Within each of the neurons in those networks, thousands of genes are producing proteins and other molecules essential for relaying all of the necessary information throughout the body. Simple Toxoplasma seems ill-equipped to take over such a complicated system.

But a new study published in the journal Molecular Ecology hints that the parasite can do so by relying on an eerily elegant strategy. Think of the genes in a host as keys on a piano. Toxoplasma, it seems, simply plays some of the keys differently to produce a new melody.

A rat is made up of lots of different kinds of cells, from the neurons in its brain to the bone-producing cells in its skeleton to the insulin-making cells in its pancreas. Yet all of them carry the same 20,000 genes. Depending on the function of a particular cell, some of its genes are switched on and others are shut down.

Genes may be switched off, or silenced, by the attachment of molecular caps called methyl groups, a process called methylation. In order to switch a gene on again, the caps are removed.

Methylation does more than just allow cells to develop into a variety of organs. It lets them change the way they work in response to signals from the outside. In the brain, for example, neurons rely on this process to lay down long-term memories and change how an animal responds to its environment.

Ajai Vyas, a neurobiologist at Nanyang Technological University in Singapore, wondered if Toxoplasma might wreak changes on rats by changing methylation in the rat brain — an idea “just hiding in plain sight,” he said.

In earlier research, Dr.
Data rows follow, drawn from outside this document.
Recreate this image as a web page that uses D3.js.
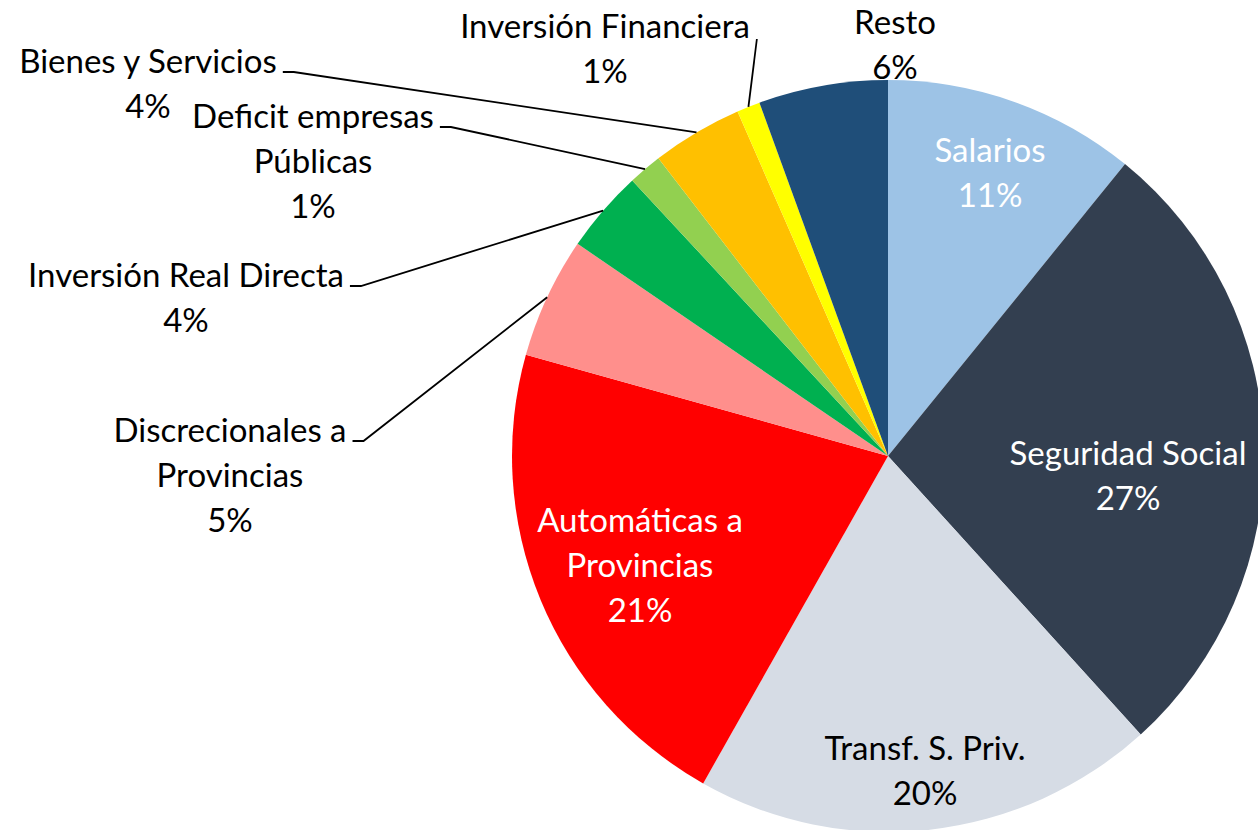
<!DOCTYPE html>
<html>
<head>
<meta charset="utf-8">
<script src="https://cdn.jsdelivr.net/npm/d3@7"></script>
<style>
  body { margin: 0; background: #fff; }
  svg { display: block; font-family: Lato, "Open Sans", sans-serif; }
</style>
</head>
<body>
<svg id="chart" width="1258" height="830"></svg>
<script>
// categories clockwise from 12 o'clock
var categories = ["Salarios", "Seguridad Social", "Transf. S. Priv.", "Automáticas a\nProvincias",
    "Discrecionales a\nProvincias", "Inversión Real Directa", "Deficit empresas\nPúblicas",
    "Bienes y Servicios", "Inversión Financiera", "Resto"];
var values = [10.85, 27.4, 19.9, 21.15, 5.2, 3.55, 1.45, 3.9, 1.0, 5.55];
var colors = ["#9DC3E6", "#333F50", "#D6DCE5", "#FF0000", "#FF8F8C", "#00B050", "#92D050", "#FFC000", "#FFFF00", "#1F4E79"];

// label layout: [centre x, first baseline, text colour, leader line?]
var labelLayout = [
    [990, 162, "#fff", false],
    [1128, 465, "#fff", false],
    [925, 760, "#000", false],
    [640, 532, "#fff", false],
    [230, 442, "#000", true],
    [186, 287, "#000", true],
    [313, 128, "#000", true],
    [148, 73, "#000", true],
    [605, 38, "#000", "direct"],
    [895, 34, "#000", false]
];

var width = 1258, height = 830;
var cx = 888, cy = 456, radius = 376;
var fontSize = 33, lineH = 45;

var svg = d3.select("#chart");
var total = d3.sum(values);

var data = categories.map(function (c, i) { return { name: c, value: values[i], i: i }; });

var pie = d3.pie()
    .value(function (d) { return d.value; })
    .sort(null);

var arc = d3.arc().innerRadius(0).outerRadius(radius);
var edge = d3.arc().innerRadius(radius).outerRadius(radius);

var g = svg.append("g").attr("transform", "translate(" + cx + "," + cy + ")");

var arcs = pie(data);

g.selectAll("path.slice")
    .data(arcs)
    .enter()
    .append("path")
    .attr("class", "slice")
    .attr("d", arc)
    .attr("fill", function (d) { return colors[d.data.i]; });

// labels
var labels = svg.append("g").attr("class", "labels");

arcs.forEach(function (d) {
    var lay = labelLayout[d.data.i];
    var lines = d.data.name.split("\n");
    lines.push(Math.round(d.data.value / total * 100) + "%");

    var t = labels.append("text")
        .attr("text-anchor", "middle")
        .attr("font-size", fontSize)
        .attr("fill", lay[2]);

    lines.forEach(function (l, k) {
        t.append("tspan")
            .attr("x", lay[0])
            .attr("y", lay[1] + k * lineH)
            .text(l);
    });

    if (lay[3]) {
        var first = t.select("tspan").node();
        var w = first.getComputedTextLength();
        var x0 = lay[0] + w / 2;
        var p = edge.centroid(d);
        var end = [cx + p[0], cy + p[1]];
        var pts;
        if (lay[3] === "direct") {
            pts = [[x0 + 7, lay[1] + 1], end];
        } else {
            pts = [[x0 + 6, lay[1] - 1], [x0 + 17, lay[1] - 1], end];
        }
        labels.append("path")
            .attr("d", d3.line()(pts))
            .attr("fill", "none")
            .attr("stroke", "#000")
            .attr("stroke-width", 1.8);
    }
});
</script>
</body>
</html>
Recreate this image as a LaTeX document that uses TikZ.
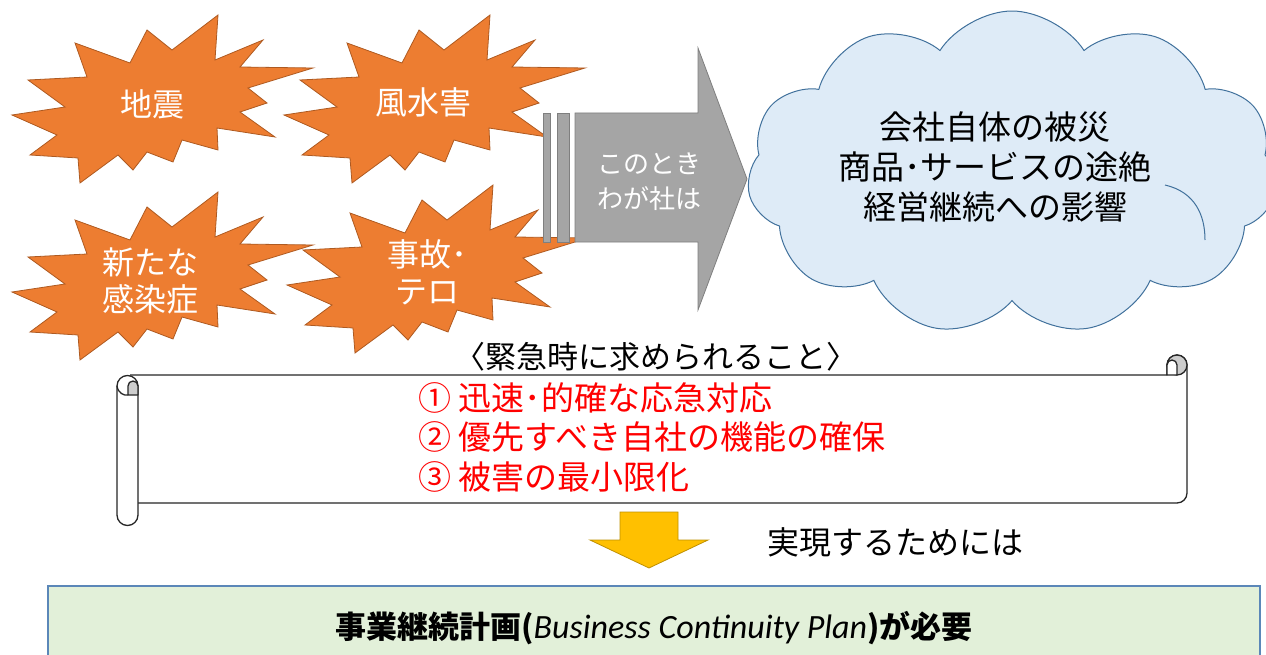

Vyas and his colleagues had found that infected rats produced extra amounts of a neurotransmitter called arginine vasopressin. The neurotransmitter is manufactured by a small set of neurons buried in a structure of the brain called the medial amygdala.

Perhaps, Dr. Vyas thought, the parasite switched on the gene for arginine vasopressin in those cells. To find out, he and his colleagues ran a series of tests.

First they looked at the gene for arginine vasopressin in the medial amygdala of rats. In infected rats, they found, many of the molecular caps were missing, suggesting that Toxoplasma had “unsilenced” the gene in order to increase production of the neurotransmitter. The arginine vasopressin then might alter their response to cats.

If that were true, Dr. Vyas reasoned, then counteracting the parasite’s strategy should change the rat’s behavior.

He and his colleagues injected an extra supply of the molecular caps into infected rats. Some of the caps attached to the arginine vasopressin gene, and the rats became more fearful of the odor of cats.

That experiment led Dr. Vyas to see if he could make the rats behave as if they were being controlled by parasites — but without the parasites.

He and his colleagues removed molecular caps from the arginine vasopressin gene, mimicking what Toxoplasma might be doing to its hosts. The rats became reckless, feeling no fear at the whiff of cats.

“The animals looked like they were infected, even though there was no parasite around,” said Dr. Vyas.

“I think they could be on to something interesting,” said Michael Eisen, a biologist at the University of California, Berkeley, who has researched Toxoplasma in mice and was not involved in the new study. But he thought more experiments would have to be done to make a compelling case that the parasites really are using methylation to control their hosts.

Kami Kim of Albert Einstein College of Medicine, who also was not involved in the study, was more enthusiastic about the research. She also suggested that the strategy may be not be uncommon. In a review published this spring in the American Journal of Pathology, Dr. Kim and her colleagues survey a number of species that may use methylation to turn host genes on and off.

The bacteria that cause leprosy, for example, invade certain kinds of neurons and change some of their molecular caps. This methylation causes the neurons to change into stem cells much like those in an embryo. In this new state, the infected cells leave the nervous system and migrate through the body, spreading the bacteria with them.

“It looks like it will be a general strategy used by pathogens,” said Dr. Kim.